Supporting the regions it's grown At Rumble, we reserve a special place in our heart for Tabi coffee. And this one? It’s something particularly wonderful. Here, selectively hand-picked cherries underwent an 82-hour anaerobic process before being dried under parabolic shade on raised beds.
The farm Planes de San Simón is a family operation that’s continued from generation to generation. Once owned by Wilmer’s great-grandparents who were the founders and the first owners of the land, the farm was then inherited by Wilmer’s uncle, Simón, and dedicated to raising cattle.
Come 2009, Simón decided it was time for him to sell the farm. He was getting older, making it harder for him to continue its management. It was at this time that Wilmer decided to purchase the land from his uncle, repurposing it for the production of coffee. Soon, Finca Planes de San Simón was born.
Don Simón sadly passed away at the age of 95 and Wilmer remembers him with deep love and admiration. “He was a great guy,” Wilmer says “and I named the farm this way to honour him and the plans that he had for the farm”.

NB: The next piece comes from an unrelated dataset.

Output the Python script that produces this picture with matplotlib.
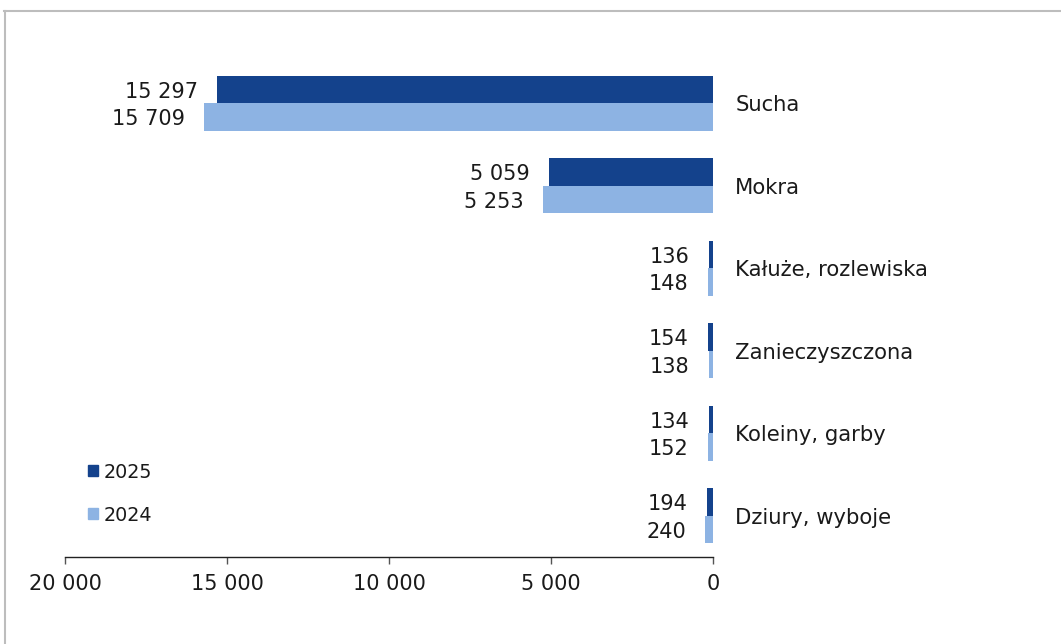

Five years ago, Wilmer decided to focus his farming practices on the production of specialty coffee, planting varieties like Tabi, with which he’s achieved great results. Lately, Wilmer has been carrying out new experiments with natural-processed coffees and anaerobic fermentations. He hopes to continue prospering as a coffee, continuing to improve the quality of life of his family and the community through the production of high-quality coffees.